Currently, Ethereum is trading around $1,740, down from its recent highs. Mid-cap and small-cap altcoins have suffered corrections of 20 to 40% from their highs of the previous quarter. Bitcoin dominance, which measures BTC’s share of the total cryptocurrency market capitalisation, has increased, confirming the flight-to-quality movement.
For altcoin investors, this period of Extreme Fear may represent a positioning opportunity, provided they select projects with strong fundamentals: sufficient treasury, an active development team, an engaged community, and a product that is actually used. Projects that survive the crypto winter typically emerge stronger.
Outlook: How Long Can Extreme Fear Last?
If the history of financial markets teaches one lesson, it is that periods of extreme fear do not last forever. Sentiment always eventually recovers, even if the timing is impossible to predict. The question is what will trigger the turning point.
The current configuration in some ways recalls the prolonged Extreme Fear period of summer 2021, before Bitcoin went from $30,000 to $69,000. Others see a similarity with the 2018 bear market, where fear was the dominant sentiment for months before a new bull market.
In both cases, those who accumulated during extreme fear were richly rewarded when the tide turned. The difference is that no one knows at the time of accumulation whether it is a cycle bottom or merely a consolidation before a further decline. Such is the difficulty of contrarian investing.

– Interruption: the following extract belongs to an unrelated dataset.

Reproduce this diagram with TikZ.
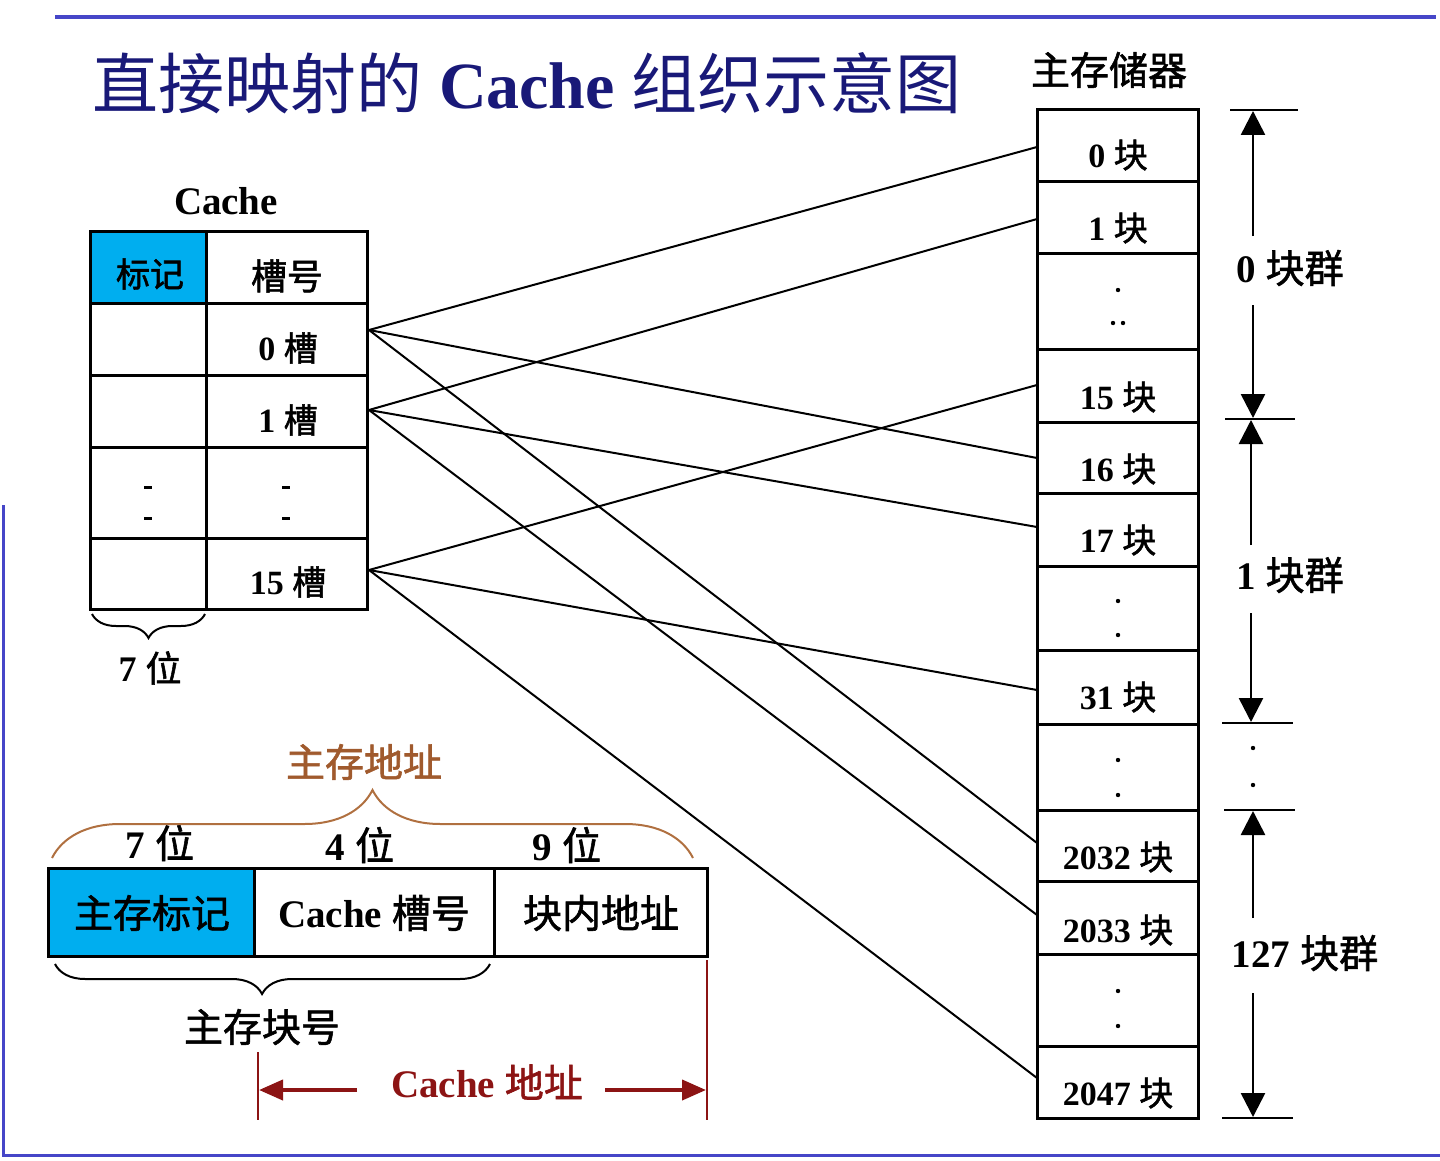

What is certain is that a persistent F&G of 22 is a strong signal. This is no longer a passing or reactive fear, but a deep entrenchment of negative sentiment. It means the market has absorbed the bad news and that a significant positive shock will be needed to reverse the trend. But the longer the fear lasts, the greater the rebound potential when sentiment eventually does turn.
Conclusion: Navigating Extreme Fear
The sustained entrenchment of Extreme Fear (F&G at 22 for the 3rd consecutive cycle) is a significant market phenomenon that deserves investors’ attention. While it reflects deep pessimism and an absence of immediate catalysts, it also sets the stage for a potentially powerful rebound when sentiment reverses.
The most prudent strategy for long-term investors is to maintain regular market exposure (DCA — Dollar Cost Averaging) during these periods of fear, rather than trying to time the exact bottom. For active traders, caution remains warranted: markets in Extreme Fear can stay bearish longer than valuations suggest.
Bitcoin at $62,000 under an F&G of 22 is a paradox that illustrates the complexity of cryptocurrency markets. This disconnect between price action and sentiment is perhaps the best indication that the market is digesting a structural transition — that of the arrival of institutional players via ETFs — in an uncertain macroeconomic environment. The weeks ahead will be decisive in determining whether the market can break out of this entrenchment or whether Extreme Fear is set to settle in even more durably.